Federated Nonparametric Hypothesis Testing with Differential Privacy Constraints: Optimal Rates and Adaptive Tests
T. Tony Cai, Abhinav Chakraborty, Lasse Vuursteen
TL;DR
The paper tackles federated nonparametric goodness-of-fit testing under distributed $(\epsilon,\delta)$-DP, focusing on the white-noise-with-drift model and Besov smoothness classes. It develops minimax lower and upper bounds for the separation rate $\rho$, revealing multiple phase transitions and showing that access to a shared randomness source can improve testing rates. It then constructs three DP-compliant testing procedures that are optimal (up to logarithmic factors) in different privacy-budget regimes, and extends them to adaptive, data-driven tests when the regularity parameter $s$ is unknown. The results quantify the privacy-cost of distributed testing and provide adaptive strategies with minimal DP overhead, offering guidance for designing privacy-preserving federated hypothesis tests in high-dimensional nonparametric settings.
Abstract
Federated learning has attracted significant recent attention due to its applicability across a wide range of settings where data is collected and analyzed across disparate locations.

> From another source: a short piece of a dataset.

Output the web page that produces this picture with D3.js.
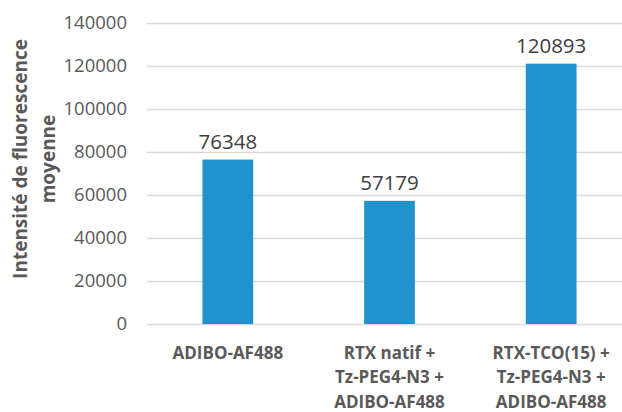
<!DOCTYPE html>
<html><head><meta charset="utf-8">
<script src="https://cdn.jsdelivr.net/npm/d3@7"></script>
<style>html,body{margin:0;padding:0;background:#fff;overflow:hidden}</style>
</head><body>
<svg id="chart" width="622" height="412"></svg>
<script>
const categories = [
  ["ADIBO-AF488"],
  ["RTX natif +", "Tz-PEG4-N3 +", "ADIBO-AF488"],
  ["RTX-TCO(15) +", "Tz-PEG4-N3 +", "ADIBO-AF488"]
];
const values = [76348, 57179, 120893];
const yTicks = [0, 20000, 40000, 60000, 80000, 100000, 120000, 140000];
const yTitle = ["Intensité de fluorescence", "moyenne"];

(function () {
const svg = d3.select("#chart");
const font = "'Open Sans', sans-serif";
const plotLeft = 147, plotRight = 632, plotTop = 22.5, plotBottom = 324;

const x = d3.scaleBand().domain(d3.range(categories.length)).range([plotLeft, plotRight]).padding(0);
const y = d3.scaleLinear().domain([0, 140000]).range([plotBottom, plotTop]);

// grid
svg.append("g").selectAll("line").data(yTicks).join("line")
  .attr("x1", plotLeft).attr("x2", 622)
  .attr("y1", d => Math.round(y(d)) + 0.5).attr("y2", d => Math.round(y(d)) + 0.5)
  .attr("stroke", "#d9d9d9").attr("stroke-width", 1.3);

// y axis labels
const yAxis = d3.axisLeft(y).tickValues(yTicks).tickSize(0).tickPadding(0).tickFormat(d3.format("d"));
const ga = svg.append("g").attr("transform", `translate(127,0)`).call(yAxis);
ga.select(".domain").remove();
ga.selectAll("text").attr("font-family", font).attr("font-size", 18.5).attr("fill", "#595959");

// bars
const bw = x.bandwidth() * 0.314;
svg.append("g").selectAll("rect").data(values).join("rect")
  .attr("x", (d, i) => x(i) + x.bandwidth() / 2 - bw / 2)
  .attr("width", bw)
  .attr("y", d => y(d))
  .attr("height", d => y(0) - y(d))
  .attr("fill", "#2292cf");

// value labels
svg.append("g").selectAll("text").data(values).join("text")
  .attr("x", (d, i) => x(i) + x.bandwidth() / 2)
  .attr("y", d => y(d) - 11)
  .attr("text-anchor", "middle")
  .attr("font-family", font).attr("font-size", 20.5).attr("fill", "#404040")
  .text(d => d);

// x labels
const xl = svg.append("g").selectAll("text").data(categories).join("text")
  .attr("text-anchor", "middle")
  .attr("font-family", font).attr("font-size", 17).attr("font-weight", "bold").attr("fill", "#595959");
xl.each(function(lines, i) {
  d3.select(this).selectAll("tspan").data(lines).join("tspan")
    .attr("x", x(i) + x.bandwidth() / 2)
    .attr("y", (l, j) => 358.5 + j * 24.5)
    .text(l => l);
});

// y title
const yt = svg.append("text")
  .attr("transform", "translate(0,159) rotate(-90)")
  .attr("text-anchor", "middle")
  .attr("font-family", font).attr("font-size", 19).attr("font-weight", "bold").attr("fill", "#595959");
yt.selectAll("tspan").data(yTitle).join("tspan")
  .attr("x", 0).attr("y", (d, j) => 26.5 + j * 28)
  .text(d => d);
})();
</script>
</body></html>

In this paper, we study federated nonparametric goodness-of-fit testing in the white-noise-with-drift model under distributed differential privacy (DP) constraints. We first establish matching lower and upper bounds, up to a logarithmic factor, on the minimax separation rate. This optimal rate serves as a benchmark for the difficulty of the testing problem, factoring in model characteristics such as the number of observations, noise level, and regularity of the signal class, along with the strictness of the $(ε,δ)$-DP requirement. The results demonstrate interesting and novel phase transition phenomena. Furthermore, the results reveal an interesting phenomenon that distributed one-shot protocols with access to shared randomness outperform those without access to shared randomness. We also construct a data-driven testing procedure that possesses the ability to adapt to an unknown regularity parameter over a large collection of function classes with minimal additional cost, all while maintaining adherence to the same set of DP constraints.